[START]

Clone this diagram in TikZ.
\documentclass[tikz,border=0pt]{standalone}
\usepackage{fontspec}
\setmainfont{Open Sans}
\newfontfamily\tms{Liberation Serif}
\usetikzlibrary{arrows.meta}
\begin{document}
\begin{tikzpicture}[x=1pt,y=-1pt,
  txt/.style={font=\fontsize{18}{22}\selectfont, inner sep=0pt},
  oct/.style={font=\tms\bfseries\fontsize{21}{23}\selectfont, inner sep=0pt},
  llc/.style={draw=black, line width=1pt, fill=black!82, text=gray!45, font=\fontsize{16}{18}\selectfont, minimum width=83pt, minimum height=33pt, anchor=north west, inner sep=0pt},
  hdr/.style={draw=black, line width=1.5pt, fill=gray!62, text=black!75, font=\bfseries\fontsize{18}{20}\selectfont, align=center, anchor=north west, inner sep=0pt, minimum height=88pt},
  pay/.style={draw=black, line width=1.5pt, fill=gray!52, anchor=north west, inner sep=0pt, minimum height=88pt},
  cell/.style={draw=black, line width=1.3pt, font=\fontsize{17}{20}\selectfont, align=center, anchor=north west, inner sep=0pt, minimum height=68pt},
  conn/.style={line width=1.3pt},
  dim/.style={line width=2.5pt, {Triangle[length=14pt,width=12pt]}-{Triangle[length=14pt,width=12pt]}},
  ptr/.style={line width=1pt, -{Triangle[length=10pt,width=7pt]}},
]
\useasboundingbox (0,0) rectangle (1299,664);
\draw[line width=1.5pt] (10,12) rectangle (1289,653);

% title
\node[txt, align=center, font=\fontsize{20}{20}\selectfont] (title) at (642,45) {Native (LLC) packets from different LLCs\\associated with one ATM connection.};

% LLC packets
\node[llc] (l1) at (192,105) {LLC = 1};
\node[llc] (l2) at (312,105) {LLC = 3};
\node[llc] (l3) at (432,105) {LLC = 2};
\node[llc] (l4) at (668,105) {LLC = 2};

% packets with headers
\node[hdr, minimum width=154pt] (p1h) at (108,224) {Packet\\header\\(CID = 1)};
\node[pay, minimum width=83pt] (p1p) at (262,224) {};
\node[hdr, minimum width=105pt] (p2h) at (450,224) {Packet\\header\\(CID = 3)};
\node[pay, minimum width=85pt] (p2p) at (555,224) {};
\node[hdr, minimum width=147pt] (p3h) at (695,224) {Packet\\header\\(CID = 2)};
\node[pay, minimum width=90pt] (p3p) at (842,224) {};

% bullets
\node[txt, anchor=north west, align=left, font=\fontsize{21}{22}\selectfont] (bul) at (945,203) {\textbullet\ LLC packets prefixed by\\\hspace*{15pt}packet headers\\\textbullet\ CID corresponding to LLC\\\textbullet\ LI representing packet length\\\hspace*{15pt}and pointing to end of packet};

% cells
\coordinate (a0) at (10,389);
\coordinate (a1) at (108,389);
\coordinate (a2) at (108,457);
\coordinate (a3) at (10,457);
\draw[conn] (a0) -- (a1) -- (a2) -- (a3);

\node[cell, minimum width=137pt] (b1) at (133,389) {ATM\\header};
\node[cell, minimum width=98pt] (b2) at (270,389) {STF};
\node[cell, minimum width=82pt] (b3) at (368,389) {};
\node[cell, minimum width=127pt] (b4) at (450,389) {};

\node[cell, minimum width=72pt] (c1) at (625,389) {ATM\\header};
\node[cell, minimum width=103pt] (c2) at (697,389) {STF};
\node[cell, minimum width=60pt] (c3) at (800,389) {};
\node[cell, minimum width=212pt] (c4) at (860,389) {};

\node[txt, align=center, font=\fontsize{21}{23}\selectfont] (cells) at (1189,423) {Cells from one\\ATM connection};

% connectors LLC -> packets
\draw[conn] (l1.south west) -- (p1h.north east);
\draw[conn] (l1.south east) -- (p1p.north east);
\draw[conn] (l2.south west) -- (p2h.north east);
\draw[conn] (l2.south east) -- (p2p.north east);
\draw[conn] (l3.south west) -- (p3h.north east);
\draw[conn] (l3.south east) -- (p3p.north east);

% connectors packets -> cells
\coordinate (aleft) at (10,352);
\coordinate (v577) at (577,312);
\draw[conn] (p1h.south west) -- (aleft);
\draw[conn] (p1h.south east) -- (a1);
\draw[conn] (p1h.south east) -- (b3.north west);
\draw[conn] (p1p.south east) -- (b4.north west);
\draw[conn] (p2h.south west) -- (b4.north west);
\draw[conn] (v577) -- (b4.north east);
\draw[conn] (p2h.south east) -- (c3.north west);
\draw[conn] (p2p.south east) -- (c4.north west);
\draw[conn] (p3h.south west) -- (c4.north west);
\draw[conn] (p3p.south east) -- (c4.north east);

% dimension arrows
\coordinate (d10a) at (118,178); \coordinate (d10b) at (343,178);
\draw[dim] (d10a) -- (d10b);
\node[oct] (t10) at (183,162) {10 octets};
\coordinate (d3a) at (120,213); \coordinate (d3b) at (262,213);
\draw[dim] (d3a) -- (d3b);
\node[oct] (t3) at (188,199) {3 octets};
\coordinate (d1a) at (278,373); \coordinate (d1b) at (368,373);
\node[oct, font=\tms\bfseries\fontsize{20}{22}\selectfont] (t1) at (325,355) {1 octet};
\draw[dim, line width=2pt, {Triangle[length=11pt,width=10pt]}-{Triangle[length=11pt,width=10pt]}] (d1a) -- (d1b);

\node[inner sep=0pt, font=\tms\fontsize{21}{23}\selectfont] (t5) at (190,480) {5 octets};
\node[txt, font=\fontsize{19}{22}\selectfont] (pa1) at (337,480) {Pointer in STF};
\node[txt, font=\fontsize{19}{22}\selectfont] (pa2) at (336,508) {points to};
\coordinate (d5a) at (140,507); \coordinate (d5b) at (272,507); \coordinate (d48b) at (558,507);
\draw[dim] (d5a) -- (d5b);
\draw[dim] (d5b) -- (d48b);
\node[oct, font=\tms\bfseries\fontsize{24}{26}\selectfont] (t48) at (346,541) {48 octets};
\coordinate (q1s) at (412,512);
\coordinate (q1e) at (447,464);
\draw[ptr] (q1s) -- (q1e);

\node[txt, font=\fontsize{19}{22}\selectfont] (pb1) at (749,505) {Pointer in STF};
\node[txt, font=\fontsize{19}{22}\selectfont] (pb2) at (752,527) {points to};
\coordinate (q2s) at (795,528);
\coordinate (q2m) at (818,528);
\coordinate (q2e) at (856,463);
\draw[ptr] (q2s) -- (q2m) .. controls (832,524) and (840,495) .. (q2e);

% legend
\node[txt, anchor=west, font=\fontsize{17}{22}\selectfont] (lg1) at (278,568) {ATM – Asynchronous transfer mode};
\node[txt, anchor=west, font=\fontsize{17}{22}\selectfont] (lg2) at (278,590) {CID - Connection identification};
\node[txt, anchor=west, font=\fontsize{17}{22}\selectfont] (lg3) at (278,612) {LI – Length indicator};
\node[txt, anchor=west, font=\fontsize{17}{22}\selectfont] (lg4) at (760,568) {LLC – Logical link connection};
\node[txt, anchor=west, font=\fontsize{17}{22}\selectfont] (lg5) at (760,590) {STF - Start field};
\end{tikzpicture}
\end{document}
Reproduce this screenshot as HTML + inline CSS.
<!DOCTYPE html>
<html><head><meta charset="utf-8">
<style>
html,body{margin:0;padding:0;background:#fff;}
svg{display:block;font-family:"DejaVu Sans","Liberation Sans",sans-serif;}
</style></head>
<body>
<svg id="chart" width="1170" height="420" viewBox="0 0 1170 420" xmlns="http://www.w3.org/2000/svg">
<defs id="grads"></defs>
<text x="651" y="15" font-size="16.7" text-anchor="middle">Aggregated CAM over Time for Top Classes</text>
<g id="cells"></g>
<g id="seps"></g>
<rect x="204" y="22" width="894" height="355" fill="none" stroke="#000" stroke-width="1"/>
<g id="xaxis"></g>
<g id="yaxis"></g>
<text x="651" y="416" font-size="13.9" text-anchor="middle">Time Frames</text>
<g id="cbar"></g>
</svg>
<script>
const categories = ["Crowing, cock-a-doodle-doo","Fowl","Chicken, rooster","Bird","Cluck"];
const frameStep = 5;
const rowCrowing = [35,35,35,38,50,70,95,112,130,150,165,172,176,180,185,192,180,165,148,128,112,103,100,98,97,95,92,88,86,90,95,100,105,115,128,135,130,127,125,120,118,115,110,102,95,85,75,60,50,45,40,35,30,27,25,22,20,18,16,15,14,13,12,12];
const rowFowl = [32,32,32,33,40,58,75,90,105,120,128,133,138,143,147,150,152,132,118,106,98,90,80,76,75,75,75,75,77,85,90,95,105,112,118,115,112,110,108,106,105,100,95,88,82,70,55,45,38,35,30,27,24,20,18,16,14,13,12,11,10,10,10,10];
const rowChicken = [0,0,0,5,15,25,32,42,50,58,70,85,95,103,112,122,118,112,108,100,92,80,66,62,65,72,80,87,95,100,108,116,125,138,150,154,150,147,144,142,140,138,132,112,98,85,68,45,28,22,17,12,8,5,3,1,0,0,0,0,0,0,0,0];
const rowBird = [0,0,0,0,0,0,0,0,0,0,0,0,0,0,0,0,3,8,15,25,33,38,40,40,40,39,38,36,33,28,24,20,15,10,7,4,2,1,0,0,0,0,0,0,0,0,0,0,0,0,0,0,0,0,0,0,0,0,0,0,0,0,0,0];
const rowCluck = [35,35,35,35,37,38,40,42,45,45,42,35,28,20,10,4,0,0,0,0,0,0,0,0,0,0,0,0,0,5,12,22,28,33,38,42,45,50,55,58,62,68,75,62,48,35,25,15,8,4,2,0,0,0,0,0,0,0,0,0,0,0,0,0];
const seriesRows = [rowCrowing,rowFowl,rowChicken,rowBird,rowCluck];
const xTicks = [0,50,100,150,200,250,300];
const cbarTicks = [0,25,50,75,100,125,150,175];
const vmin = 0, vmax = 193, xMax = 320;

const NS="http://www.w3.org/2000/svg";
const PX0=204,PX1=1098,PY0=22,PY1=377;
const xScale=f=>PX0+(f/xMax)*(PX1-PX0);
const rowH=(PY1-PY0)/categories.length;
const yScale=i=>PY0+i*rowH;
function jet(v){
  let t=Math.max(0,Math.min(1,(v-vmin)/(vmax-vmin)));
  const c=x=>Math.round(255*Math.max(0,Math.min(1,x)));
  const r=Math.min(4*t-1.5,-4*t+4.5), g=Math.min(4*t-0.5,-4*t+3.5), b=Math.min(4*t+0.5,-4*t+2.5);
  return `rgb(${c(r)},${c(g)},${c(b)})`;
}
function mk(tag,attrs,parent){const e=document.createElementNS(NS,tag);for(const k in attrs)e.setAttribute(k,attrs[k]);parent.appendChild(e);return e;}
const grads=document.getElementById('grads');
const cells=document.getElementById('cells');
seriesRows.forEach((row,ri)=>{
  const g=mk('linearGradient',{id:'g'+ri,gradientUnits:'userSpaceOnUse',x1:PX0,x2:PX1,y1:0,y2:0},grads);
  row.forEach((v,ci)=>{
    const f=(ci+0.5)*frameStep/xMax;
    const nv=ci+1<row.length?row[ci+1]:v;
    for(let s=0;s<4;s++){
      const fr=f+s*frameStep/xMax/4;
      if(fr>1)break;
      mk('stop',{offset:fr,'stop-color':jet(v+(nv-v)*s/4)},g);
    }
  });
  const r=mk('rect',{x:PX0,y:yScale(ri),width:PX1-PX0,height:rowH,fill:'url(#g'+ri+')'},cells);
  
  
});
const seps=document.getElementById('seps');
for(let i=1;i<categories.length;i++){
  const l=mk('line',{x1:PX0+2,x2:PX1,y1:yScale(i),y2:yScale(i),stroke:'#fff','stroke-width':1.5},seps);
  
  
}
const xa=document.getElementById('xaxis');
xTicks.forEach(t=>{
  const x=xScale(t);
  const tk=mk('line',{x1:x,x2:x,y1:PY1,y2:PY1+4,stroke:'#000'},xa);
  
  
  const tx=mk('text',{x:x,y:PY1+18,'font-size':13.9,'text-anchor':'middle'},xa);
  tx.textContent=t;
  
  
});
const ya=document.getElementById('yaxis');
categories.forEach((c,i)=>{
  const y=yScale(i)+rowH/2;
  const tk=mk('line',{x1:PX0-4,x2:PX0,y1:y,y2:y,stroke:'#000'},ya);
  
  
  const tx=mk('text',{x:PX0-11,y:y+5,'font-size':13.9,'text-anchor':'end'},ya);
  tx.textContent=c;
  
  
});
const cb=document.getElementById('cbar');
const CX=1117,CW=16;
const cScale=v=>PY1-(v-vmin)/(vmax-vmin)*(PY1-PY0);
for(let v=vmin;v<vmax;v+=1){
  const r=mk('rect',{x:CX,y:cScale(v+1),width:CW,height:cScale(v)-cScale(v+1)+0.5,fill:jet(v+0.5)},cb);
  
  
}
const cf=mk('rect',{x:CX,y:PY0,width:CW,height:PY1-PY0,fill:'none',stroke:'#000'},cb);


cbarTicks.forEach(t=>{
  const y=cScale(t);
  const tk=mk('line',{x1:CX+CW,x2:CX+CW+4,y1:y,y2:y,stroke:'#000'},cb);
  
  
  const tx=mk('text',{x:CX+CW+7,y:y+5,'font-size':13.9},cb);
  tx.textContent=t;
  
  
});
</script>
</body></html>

[END]

JOB: What are the exact lines from the beginning of the material through the line containing "(l4) at (668,105)"? Write out those lines alone.

EXERCISE ANSWER:
Clone this diagram in TikZ.
\documentclass[tikz,border=0pt]{standalone}
\usepackage{fontspec}
\setmainfont{Open Sans}
\newfontfamily\tms{Liberation Serif}
\usetikzlibrary{arrows.meta}
\begin{document}
\begin{tikzpicture}[x=1pt,y=-1pt,
  txt/.style={font=\fontsize{18}{22}\selectfont, inner sep=0pt},
  oct/.style={font=\tms\bfseries\fontsize{21}{23}\selectfont, inner sep=0pt},
  llc/.style={draw=black, line width=1pt, fill=black!82, text=gray!45, font=\fontsize{16}{18}\selectfont, minimum width=83pt, minimum height=33pt, anchor=north west, inner sep=0pt},
  hdr/.style={draw=black, line width=1.5pt, fill=gray!62, text=black!75, font=\bfseries\fontsize{18}{20}\selectfont, align=center, anchor=north west, inner sep=0pt, minimum height=88pt},
  pay/.style={draw=black, line width=1.5pt, fill=gray!52, anchor=north west, inner sep=0pt, minimum height=88pt},
  cell/.style={draw=black, line width=1.3pt, font=\fontsize{17}{20}\selectfont, align=center, anchor=north west, inner sep=0pt, minimum height=68pt},
  conn/.style={line width=1.3pt},
  dim/.style={line width=2.5pt, {Triangle[length=14pt,width=12pt]}-{Triangle[length=14pt,width=12pt]}},
  ptr/.style={line width=1pt, -{Triangle[length=10pt,width=7pt]}},
]
\useasboundingbox (0,0) rectangle (1299,664);
\draw[line width=1.5pt] (10,12) rectangle (1289,653);

% title
\node[txt, align=center, font=\fontsize{20}{20}\selectfont] (title) at (642,45) {Native (LLC) packets from different LLCs\\associated with one ATM connection.};

% LLC packets
\node[llc] (l1) at (192,105) {LLC = 1};
\node[llc] (l2) at (312,105) {LLC = 3};
\node[llc] (l3) at (432,105) {LLC = 2};
\node[llc] (l4) at (668,105) {LLC = 2};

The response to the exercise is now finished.